The book is a big read, sometimes unnecessarily so. There are passages where the narrator repeats himself in the same generic, stereotypical and hollow profundities about a mystical India, most of which the reader will tire of as they have already heard it said before in much the same manner. At over nine hundred pages it is one of those books thick enough to double as a pillow, but it is still an easy read, a pot-boiler, which one will voraciously eat up simply because it is just so interesting.

It ranges from profound philosophy to visceral and heart pounding suspense; incorporates both exoticized thrills and factual reportage. It is, in large parts, an insightful look at the exuberant India of the eighties; a time when its miracle economic growth and global multinational capital presences were still in the nascent stages and the current headlining topics of Afghanistan and terrorism were still understood as a local rebellion. But Roberts is a good enough writer to recognise and articulate both elements as major shadow presences in the life of Bombay, they are like the unfinished World Trade Center tower which stands over the slums 'Linbaba' lives in and where he sets up the clinic.
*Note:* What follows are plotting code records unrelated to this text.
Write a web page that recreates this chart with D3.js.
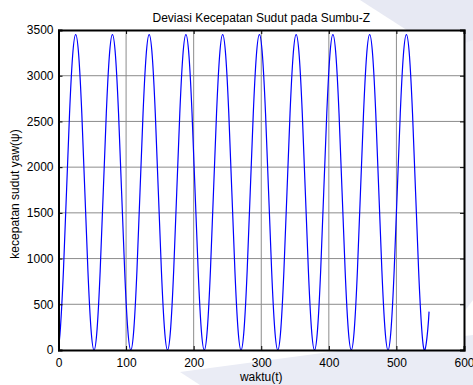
<!DOCTYPE html>
<html>
<head>
<meta charset="utf-8">
<script src="https://cdn.jsdelivr.net/npm/d3@7"></script>
<style>
  body { margin: 0; background: #fff; }
  text { font-family: "Liberation Sans", Arial, sans-serif; }
</style>
</head>
<body>
<div id="wrapper"></div>
<script>
// data (t in s, yaw rate)
const waktu = [
  0, 2.76, 7.29, 11.82, 16.35, 20.89, 25.42, 29.95, 34.48, 39.01, 43.54, 48.07,
  52.6, 57.13, 61.66, 66.2, 70.73, 75.26, 79.79, 84.32, 88.85, 93.38, 97.91,
  102.44, 106.97, 111.51, 116.04, 120.57, 125.1, 129.63, 134.16, 138.69, 143.22, 147.75, 152.28,
  156.82, 161.35, 165.88, 170.41, 174.94, 179.47, 184, 188.53, 193.06, 197.59, 202.13, 206.66,
  211.19, 215.72, 220.25, 224.78, 229.31, 233.84, 238.37, 242.9, 247.44, 251.97, 256.5, 261.03,
  265.56, 270.09, 274.62, 279.15, 283.68, 288.21, 292.75, 297.28, 301.81, 306.34, 310.87, 315.4,
  319.93, 324.46, 328.99, 333.52, 338.06, 342.59, 347.12, 351.65, 356.18, 360.71, 365.24, 369.77,
  374.3, 378.83, 383.37, 387.9, 392.43, 396.96, 401.49, 406.02, 410.55, 415.08, 419.61, 424.14,
  428.68, 433.21, 437.74, 442.27, 446.8, 451.33, 455.86, 460.39, 464.92, 469.45, 473.99, 478.52,
  483.05, 487.58, 492.11, 496.64, 501.17, 505.7, 510.23, 514.76, 519.3, 523.83, 528.36, 532.89,
  537.42, 541.95, 546.48, 548.3
];
const kecepatan = [
  36, 231, 863, 1725, 2588, 3219, 3450, 3219, 2588, 1725, 863, 231,
  0, 231, 863, 1725, 2588, 3219, 3450, 3219, 2588, 1725, 863,
  231, 0, 231, 863, 1725, 2588, 3219, 3450, 3219, 2588, 1725, 863,
  231, 0, 231, 863, 1725, 2588, 3219, 3450, 3219, 2588, 1725, 863,
  231, 0, 231, 863, 1725, 2588, 3219, 3450, 3219, 2588, 1725, 863,
  231, 0, 231, 863, 1725, 2588, 3219, 3450, 3219, 2588, 1725, 863,
  231, 0, 231, 863, 1725, 2588, 3219, 3450, 3219, 2588, 1725, 863,
  231, 0, 231, 863, 1725, 2588, 3219, 3450, 3219, 2588, 1725, 863,
  231, 0, 231, 863, 1725, 2588, 3219, 3450, 3219, 2588, 1725, 863,
  231, 0, 231, 863, 1725, 2588, 3219, 3450, 3219, 2588, 1725, 863,
  231, 0, 231, 420
];
const xTicks = [0, 100, 200, 300, 400, 500, 600];
const yTicks = [0, 500, 1000, 1500, 2000, 2500, 3000, 3500];

const dataset = waktu.map((t, i) => ({ t, v: kecepatan[i] }));

const dimensions = {
  width: 473,
  height: 385,
  margin: { top: 30, right: 9, bottom: 35, left: 58.5 },
};
dimensions.boundedWidth =
  dimensions.width - dimensions.margin.left - dimensions.margin.right;
dimensions.boundedHeight =
  dimensions.height - dimensions.margin.top - dimensions.margin.bottom;

const xScale = d3.scaleLinear().domain([0, 600]).range([0, dimensions.boundedWidth]);
const yScale = d3.scaleLinear().domain([0, 3500]).range([dimensions.boundedHeight, 0]);

const svg = d3
  .select('#wrapper')
  .append('svg')
  .attr('width', dimensions.width)
  .attr('height', dimensions.height);

svg.append('rect').attr('width', dimensions.width).attr('height', dimensions.height).attr('fill', '#fff');

// faint watermark in the background
const wm = svg.append('g').attr('fill', '#e7e9f3');
wm.append('path').attr('d', 'M360,0 L473,0 L473,45 L430,45 Z');
wm.append('path').attr('d', 'M420,60 L473,40 L473,300 L450,330 Z').attr('fill', '#eceef6');
wm.append('path').attr('d', 'M180,372 L330,352 L473,335 L473,385 L200,385 Z').attr('fill', '#eaecf5');

const bounds = svg
  .append('g')
  .attr('transform', `translate(${dimensions.margin.left}, ${dimensions.margin.top})`);

bounds.append('rect')
  .attr('width', dimensions.boundedWidth)
  .attr('height', dimensions.boundedHeight)
  .attr('fill', '#fff');

// grid
bounds.append('g')
  .selectAll('line')
  .data(xTicks.slice(1, -1))
  .join('line')
  .attr('x1', (d) => xScale(d))
  .attr('x2', (d) => xScale(d))
  .attr('y1', 0)
  .attr('y2', dimensions.boundedHeight)
  .attr('stroke', '#8c8c8c')
  .attr('stroke-width', 1);

bounds.append('g')
  .selectAll('line')
  .data(yTicks.slice(1, -1))
  .join('line')
  .attr('x1', 0)
  .attr('x2', dimensions.boundedWidth)
  .attr('y1', (d) => yScale(d))
  .attr('y2', (d) => yScale(d))
  .attr('stroke', '#8c8c8c')
  .attr('stroke-width', 1);

// the line
const line = d3
  .line()
  .x((d) => xScale(d.t))
  .y((d) => yScale(d.v))
  .curve(d3.curveNatural);

bounds.append('path')
  .datum(dataset)
  .attr('d', line)
  .attr('fill', 'none')
  .attr('stroke', '#0000ff')
  .attr('stroke-width', 1.2);

// axes (ticks inside, like matlab)
const xAxis = d3.axisBottom(xScale).tickValues(xTicks).tickSize(-4).tickPadding(8).tickFormat(d3.format('d'));
bounds.append('g')
  .attr('transform', `translate(0, ${dimensions.boundedHeight})`)
  .call(xAxis);
const yAxis = d3.axisLeft(yScale).tickValues(yTicks).tickSize(-4).tickPadding(5).tickFormat(d3.format('d'));
bounds.append('g').call(yAxis);

const xAxisTop = d3.axisTop(xScale).tickValues(xTicks).tickSize(-4).tickFormat('');
bounds.append('g').call(xAxisTop);
const yAxisRight = d3.axisRight(yScale).tickValues(yTicks).tickSize(-4).tickFormat('');
bounds.append('g').attr('transform', `translate(${dimensions.boundedWidth}, 0)`).call(yAxisRight);

bounds.selectAll('.domain').attr('stroke', '#000').attr('stroke-width', 2);
bounds.selectAll('.tick line').attr('stroke', '#000');
bounds.selectAll('.tick text').attr('fill', '#000').style('font-size', '12px');

// labels
svg.append('text')
  .attr('x', dimensions.margin.left + dimensions.boundedWidth / 2)
  .attr('y', 22)
  .attr('text-anchor', 'middle')
  .style('font-size', '12px')
  .text('Deviasi Kecepatan Sudut pada Sumbu-Z');

svg.append('text')
  .attr('x', dimensions.margin.left + dimensions.boundedWidth / 2)
  .attr('y', 381)
  .attr('text-anchor', 'middle')
  .style('font-size', '12px')
  .text('waktu(t)');

svg.append('text')
  .attr('transform', `translate(19, 194) rotate(-90)`)
  .attr('text-anchor', 'middle')
  .style('font-size', '12px')
  .text('kecepatan sudut yaw(ψ)');
</script>
</body>
</html>
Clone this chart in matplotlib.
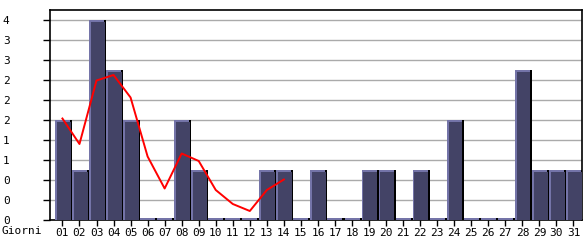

Shantaram published by scribe publications, is a novel for seekers, peopled by many characters who are also seekers, those who have ended up in Bombay, either looking for money or on the run or looking for meanings. It is the mother of the modern traveller's tale; it has a cult following and is almost required reading for every backpacker before they set out on their empty-pocket pilgrimages. There is talk that it will be soon turned into a movie to be directed by Mira Nair and starring Johnny Depp. And it is suitable Hollywood material, an epic story with all the glamour and machismo that make a blockbuster. But at its heart it is a story of a man who has lived an extraordinary life through the most interesting of times.